「ウィキペディア」にも男女格差 ネット事典、男性記事が8割占める

是正目指す「ウィキギャップ」

 インターネット上の百科事典「ウィキペディア」。何かを検索したら上位に出てくるおなじみのサイトだ。
ただ、人物を紹介する記事の約8割は男性で、女性は実績があって著名でも記事が存在しないケースも多いという。
そこで、ウィキペディアに女性の記事を増やし、ネット上の男女格差をなくそうというイベント「ウィキギャップ」が世界各地で開かれている。
新たな試みが目指すゴールは、ネット上だけでなく、実社会における格差解消だ。

 2001年に登場したウィキペディアは、誰もが無料で自由に編集に参加できるのが特徴で、世界約300言語で展開されている。

 11月末、福岡市内のビルの一室で、女性を中心に15人ほどがパソコンに向き合い、作業に没頭していた。
それぞれが詩人や経済学者など「載せるにふさわしい」と思う女性の業績や経歴を調べ、3時間ほどかけて執筆した。

 参加した司書の古島信子さん(50)はネットサーフィンという言葉を普及させたとされる司書「ジーン・アーマー・ポリー」について翻訳。
「興味を持った人が彼女を知るツールの一つになればうれしい」

 なぜ男性の記事が多いのか。
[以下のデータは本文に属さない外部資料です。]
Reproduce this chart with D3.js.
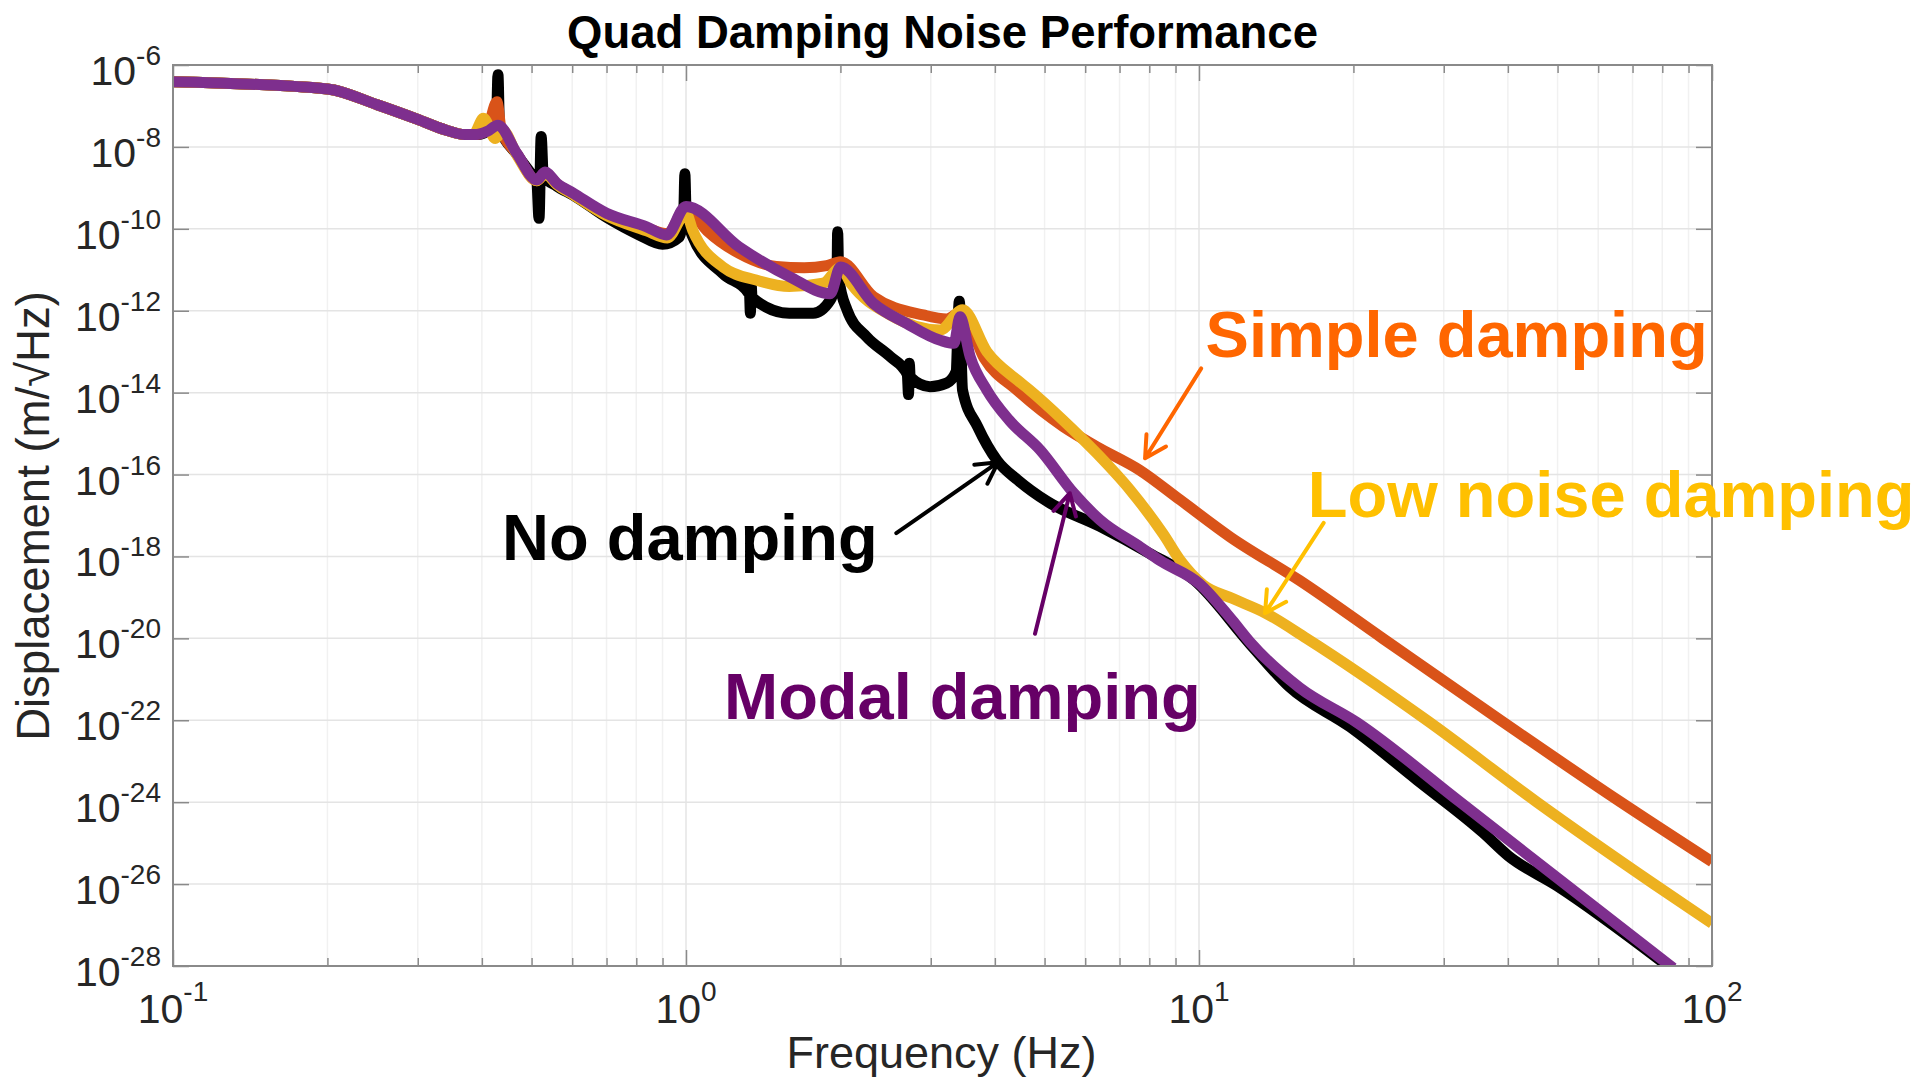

「執筆者に男性が多いので、女性著名人や女性の関心が高い事柄は軽視されやすい」と指摘するのは
ウィキペディアに詳しい武蔵大の北村紗衣准教授(フェミニズム批評)。英王室キャサリン妃のウエディングドレスに関する記事や
ブラックホールの撮影に携わった女性科学者に関する記事が「百科事典として取り上げるに足らない話題」として“削除依頼”が出されたこともあるそうだ。

 運営するウィキメディア財団によると執筆者の9割が男性と推測される。北村准教授は「書く人の多様性がないと内容にも偏りが生じる。
女性執筆者が増えることが女性記事の増加、百科事典の質の向上につながる」と力を込める。